= What you should do =
Copy everything in the listing below word for word, apart from any images.

= Data section =
****************************************
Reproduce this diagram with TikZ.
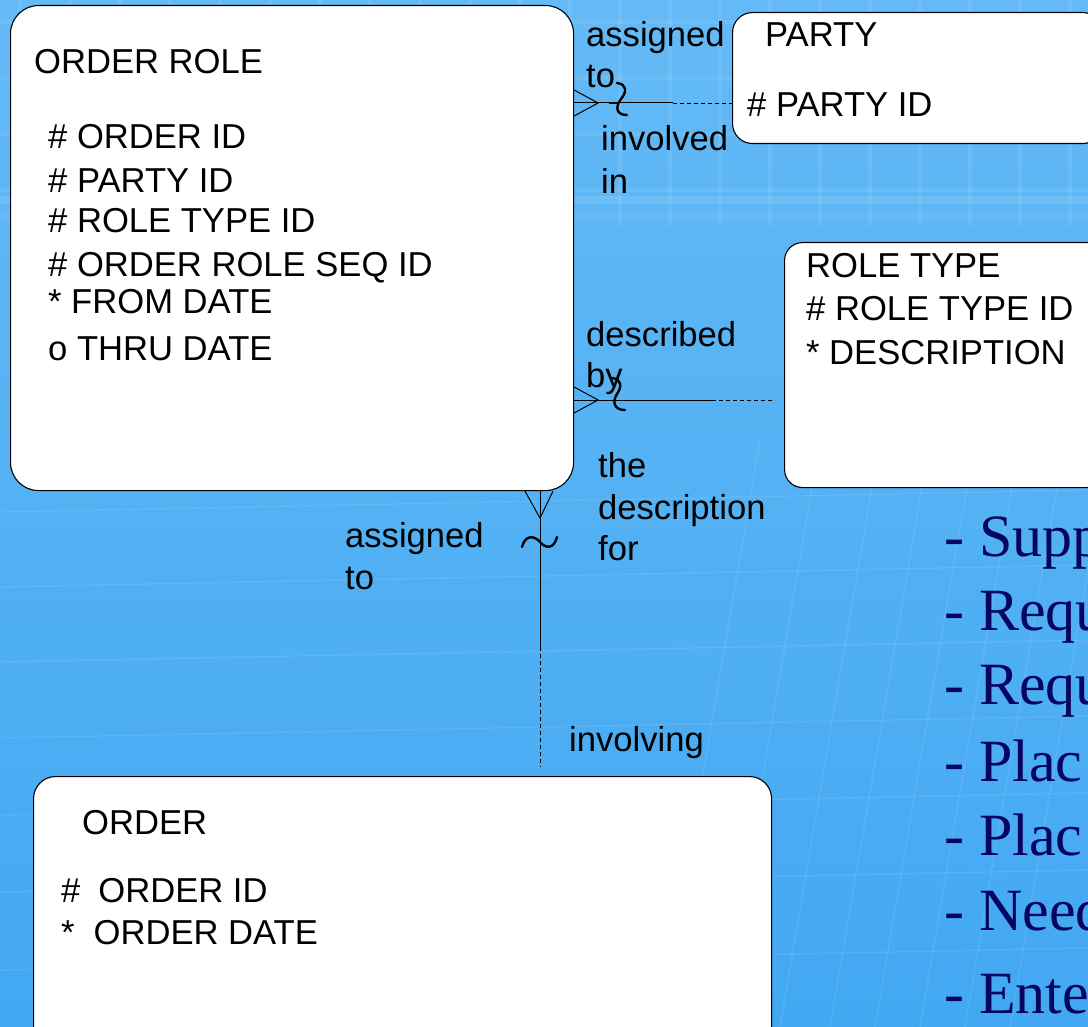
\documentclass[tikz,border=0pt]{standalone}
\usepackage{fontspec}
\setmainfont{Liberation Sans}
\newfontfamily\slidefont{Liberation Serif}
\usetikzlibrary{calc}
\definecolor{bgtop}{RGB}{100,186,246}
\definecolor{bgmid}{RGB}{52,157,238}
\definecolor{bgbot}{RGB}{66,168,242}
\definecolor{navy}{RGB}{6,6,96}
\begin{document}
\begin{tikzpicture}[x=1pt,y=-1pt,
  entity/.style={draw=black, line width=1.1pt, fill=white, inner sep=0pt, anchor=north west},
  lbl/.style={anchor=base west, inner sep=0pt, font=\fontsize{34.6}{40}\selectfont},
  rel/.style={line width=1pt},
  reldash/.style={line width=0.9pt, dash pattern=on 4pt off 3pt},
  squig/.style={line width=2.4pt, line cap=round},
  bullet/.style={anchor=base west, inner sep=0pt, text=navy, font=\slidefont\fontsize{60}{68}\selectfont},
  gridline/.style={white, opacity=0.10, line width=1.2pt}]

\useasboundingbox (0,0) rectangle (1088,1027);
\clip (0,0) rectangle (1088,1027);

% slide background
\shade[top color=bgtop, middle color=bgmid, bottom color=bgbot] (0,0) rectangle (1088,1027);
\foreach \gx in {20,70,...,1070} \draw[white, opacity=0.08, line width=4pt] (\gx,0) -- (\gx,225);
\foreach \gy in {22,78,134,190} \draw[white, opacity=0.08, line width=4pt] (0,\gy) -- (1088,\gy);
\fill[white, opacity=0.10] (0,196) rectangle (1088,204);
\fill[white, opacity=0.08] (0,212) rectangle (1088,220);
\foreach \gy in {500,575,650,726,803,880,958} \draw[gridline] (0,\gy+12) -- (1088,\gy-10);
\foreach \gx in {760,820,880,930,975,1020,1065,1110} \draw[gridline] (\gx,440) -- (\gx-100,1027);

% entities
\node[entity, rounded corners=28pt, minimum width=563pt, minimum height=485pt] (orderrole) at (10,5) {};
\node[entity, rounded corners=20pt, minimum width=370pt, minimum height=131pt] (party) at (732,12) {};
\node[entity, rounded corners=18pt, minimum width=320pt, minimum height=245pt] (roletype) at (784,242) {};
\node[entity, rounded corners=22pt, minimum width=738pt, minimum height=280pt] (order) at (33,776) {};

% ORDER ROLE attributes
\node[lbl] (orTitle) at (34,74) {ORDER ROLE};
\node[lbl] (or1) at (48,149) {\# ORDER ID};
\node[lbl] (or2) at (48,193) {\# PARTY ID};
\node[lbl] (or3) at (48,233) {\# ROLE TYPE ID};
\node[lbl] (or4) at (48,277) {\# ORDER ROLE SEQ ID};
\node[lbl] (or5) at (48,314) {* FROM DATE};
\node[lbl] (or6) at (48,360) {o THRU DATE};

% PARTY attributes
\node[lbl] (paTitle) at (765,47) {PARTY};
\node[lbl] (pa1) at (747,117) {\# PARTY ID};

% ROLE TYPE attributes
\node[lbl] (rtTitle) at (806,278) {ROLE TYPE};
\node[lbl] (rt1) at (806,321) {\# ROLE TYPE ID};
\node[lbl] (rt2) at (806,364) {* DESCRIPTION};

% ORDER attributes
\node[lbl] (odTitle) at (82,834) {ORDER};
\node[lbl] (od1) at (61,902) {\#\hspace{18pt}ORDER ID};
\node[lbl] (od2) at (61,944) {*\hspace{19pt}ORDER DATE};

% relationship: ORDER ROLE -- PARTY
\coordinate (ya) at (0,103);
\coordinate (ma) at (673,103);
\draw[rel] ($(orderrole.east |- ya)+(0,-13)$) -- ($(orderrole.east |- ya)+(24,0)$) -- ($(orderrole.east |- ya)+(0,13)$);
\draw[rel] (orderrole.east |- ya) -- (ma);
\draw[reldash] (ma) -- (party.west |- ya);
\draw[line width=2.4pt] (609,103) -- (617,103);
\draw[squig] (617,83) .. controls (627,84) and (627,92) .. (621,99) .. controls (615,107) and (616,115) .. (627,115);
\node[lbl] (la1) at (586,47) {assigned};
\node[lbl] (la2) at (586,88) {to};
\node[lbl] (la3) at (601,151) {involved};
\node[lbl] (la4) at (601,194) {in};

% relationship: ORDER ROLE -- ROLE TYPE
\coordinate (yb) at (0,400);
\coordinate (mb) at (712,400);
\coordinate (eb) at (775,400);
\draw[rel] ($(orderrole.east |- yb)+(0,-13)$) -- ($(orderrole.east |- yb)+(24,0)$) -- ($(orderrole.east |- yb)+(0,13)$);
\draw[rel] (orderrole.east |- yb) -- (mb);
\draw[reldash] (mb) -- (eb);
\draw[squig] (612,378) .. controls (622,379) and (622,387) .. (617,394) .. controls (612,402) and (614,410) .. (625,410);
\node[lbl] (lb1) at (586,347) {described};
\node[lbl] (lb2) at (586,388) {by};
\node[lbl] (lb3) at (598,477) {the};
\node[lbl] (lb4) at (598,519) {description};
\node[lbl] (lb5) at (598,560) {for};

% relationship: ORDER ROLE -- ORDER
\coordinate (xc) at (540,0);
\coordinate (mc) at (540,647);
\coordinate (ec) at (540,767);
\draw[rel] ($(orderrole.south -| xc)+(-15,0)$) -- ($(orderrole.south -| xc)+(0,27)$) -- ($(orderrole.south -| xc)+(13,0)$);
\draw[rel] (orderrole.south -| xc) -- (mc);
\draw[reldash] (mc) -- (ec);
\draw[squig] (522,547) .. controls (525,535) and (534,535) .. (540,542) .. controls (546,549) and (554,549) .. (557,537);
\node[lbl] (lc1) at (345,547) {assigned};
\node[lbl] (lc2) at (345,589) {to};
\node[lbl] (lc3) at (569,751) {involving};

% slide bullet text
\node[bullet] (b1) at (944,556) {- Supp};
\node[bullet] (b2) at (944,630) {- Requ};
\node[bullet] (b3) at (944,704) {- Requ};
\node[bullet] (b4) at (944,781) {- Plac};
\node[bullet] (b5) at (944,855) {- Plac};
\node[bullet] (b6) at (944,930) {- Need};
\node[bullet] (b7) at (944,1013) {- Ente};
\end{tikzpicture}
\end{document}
****************************************
= Answer to the problem =
Reproduce this diagram with TikZ.
\documentclass[tikz,border=0pt]{standalone}
\usepackage{fontspec}
\setmainfont{Liberation Sans}
\newfontfamily\slidefont{Liberation Serif}
\usetikzlibrary{calc}
\definecolor{bgtop}{RGB}{100,186,246}
\definecolor{bgmid}{RGB}{52,157,238}
\definecolor{bgbot}{RGB}{66,168,242}
\definecolor{navy}{RGB}{6,6,96}
\begin{document}
\begin{tikzpicture}[x=1pt,y=-1pt,
  entity/.style={draw=black, line width=1.1pt, fill=white, inner sep=0pt, anchor=north west},
  lbl/.style={anchor=base west, inner sep=0pt, font=\fontsize{34.6}{40}\selectfont},
  rel/.style={line width=1pt},
  reldash/.style={line width=0.9pt, dash pattern=on 4pt off 3pt},
  squig/.style={line width=2.4pt, line cap=round},
  bullet/.style={anchor=base west, inner sep=0pt, text=navy, font=\slidefont\fontsize{60}{68}\selectfont},
  gridline/.style={white, opacity=0.10, line width=1.2pt}]

\useasboundingbox (0,0) rectangle (1088,1027);
\clip (0,0) rectangle (1088,1027);

% slide background
\shade[top color=bgtop, middle color=bgmid, bottom color=bgbot] (0,0) rectangle (1088,1027);
\foreach \gx in {20,70,...,1070} \draw[white, opacity=0.08, line width=4pt] (\gx,0) -- (\gx,225);
\foreach \gy in {22,78,134,190} \draw[white, opacity=0.08, line width=4pt] (0,\gy) -- (1088,\gy);
\fill[white, opacity=0.10] (0,196) rectangle (1088,204);
\fill[white, opacity=0.08] (0,212) rectangle (1088,220);
\foreach \gy in {500,575,650,726,803,880,958} \draw[gridline] (0,\gy+12) -- (1088,\gy-10);
\foreach \gx in {760,820,880,930,975,1020,1065,1110} \draw[gridline] (\gx,440) -- (\gx-100,1027);

% entities
\node[entity, rounded corners=28pt, minimum width=563pt, minimum height=485pt] (orderrole) at (10,5) {};
\node[entity, rounded corners=20pt, minimum width=370pt, minimum height=131pt] (party) at (732,12) {};
\node[entity, rounded corners=18pt, minimum width=320pt, minimum height=245pt] (roletype) at (784,242) {};
\node[entity, rounded corners=22pt, minimum width=738pt, minimum height=280pt] (order) at (33,776) {};

% ORDER ROLE attributes
\node[lbl] (orTitle) at (34,74) {ORDER ROLE};
\node[lbl] (or1) at (48,149) {\# ORDER ID};
\node[lbl] (or2) at (48,193) {\# PARTY ID};
\node[lbl] (or3) at (48,233) {\# ROLE TYPE ID};
\node[lbl] (or4) at (48,277) {\# ORDER ROLE SEQ ID};
\node[lbl] (or5) at (48,314) {* FROM DATE};
\node[lbl] (or6) at (48,360) {o THRU DATE};

% PARTY attributes
\node[lbl] (paTitle) at (765,47) {PARTY};
\node[lbl] (pa1) at (747,117) {\# PARTY ID};

% ROLE TYPE attributes
\node[lbl] (rtTitle) at (806,278) {ROLE TYPE};
\node[lbl] (rt1) at (806,321) {\# ROLE TYPE ID};
\node[lbl] (rt2) at (806,364) {* DESCRIPTION};

% ORDER attributes
\node[lbl] (odTitle) at (82,834) {ORDER};
\node[lbl] (od1) at (61,902) {\#\hspace{18pt}ORDER ID};
\node[lbl] (od2) at (61,944) {*\hspace{19pt}ORDER DATE};

% relationship: ORDER ROLE -- PARTY
\coordinate (ya) at (0,103);
\coordinate (ma) at (673,103);
\draw[rel] ($(orderrole.east |- ya)+(0,-13)$) -- ($(orderrole.east |- ya)+(24,0)$) -- ($(orderrole.east |- ya)+(0,13)$);
\draw[rel] (orderrole.east |- ya) -- (ma);
\draw[reldash] (ma) -- (party.west |- ya);
\draw[line width=2.4pt] (609,103) -- (617,103);
\draw[squig] (617,83) .. controls (627,84) and (627,92) .. (621,99) .. controls (615,107) and (616,115) .. (627,115);
\node[lbl] (la1) at (586,47) {assigned};
\node[lbl] (la2) at (586,88) {to};
\node[lbl] (la3) at (601,151) {involved};
\node[lbl] (la4) at (601,194) {in};

% relationship: ORDER ROLE -- ROLE TYPE
\coordinate (yb) at (0,400);
\coordinate (mb) at (712,400);
\coordinate (eb) at (775,400);
\draw[rel] ($(orderrole.east |- yb)+(0,-13)$) -- ($(orderrole.east |- yb)+(24,0)$) -- ($(orderrole.east |- yb)+(0,13)$);
\draw[rel] (orderrole.east |- yb) -- (mb);
\draw[reldash] (mb) -- (eb);
\draw[squig] (612,378) .. controls (622,379) and (622,387) .. (617,394) .. controls (612,402) and (614,410) .. (625,410);
\node[lbl] (lb1) at (586,347) {described};
\node[lbl] (lb2) at (586,388) {by};
\node[lbl] (lb3) at (598,477) {the};
\node[lbl] (lb4) at (598,519) {description};
\node[lbl] (lb5) at (598,560) {for};

% relationship: ORDER ROLE -- ORDER
\coordinate (xc) at (540,0);
\coordinate (mc) at (540,647);
\coordinate (ec) at (540,767);
\draw[rel] ($(orderrole.south -| xc)+(-15,0)$) -- ($(orderrole.south -| xc)+(0,27)$) -- ($(orderrole.south -| xc)+(13,0)$);
\draw[rel] (orderrole.south -| xc) -- (mc);
\draw[reldash] (mc) -- (ec);
\draw[squig] (522,547) .. controls (525,535) and (534,535) .. (540,542) .. controls (546,549) and (554,549) .. (557,537);
\node[lbl] (lc1) at (345,547) {assigned};
\node[lbl] (lc2) at (345,589) {to};
\node[lbl] (lc3) at (569,751) {involving};

% slide bullet text
\node[bullet] (b1) at (944,556) {- Supp};
\node[bullet] (b2) at (944,630) {- Requ};
\node[bullet] (b3) at (944,704) {- Requ};
\node[bullet] (b4) at (944,781) {- Plac};
\node[bullet] (b5) at (944,855) {- Plac};
\node[bullet] (b6) at (944,930) {- Need};
\node[bullet] (b7) at (944,1013) {- Ente};
\end{tikzpicture}
\end{document}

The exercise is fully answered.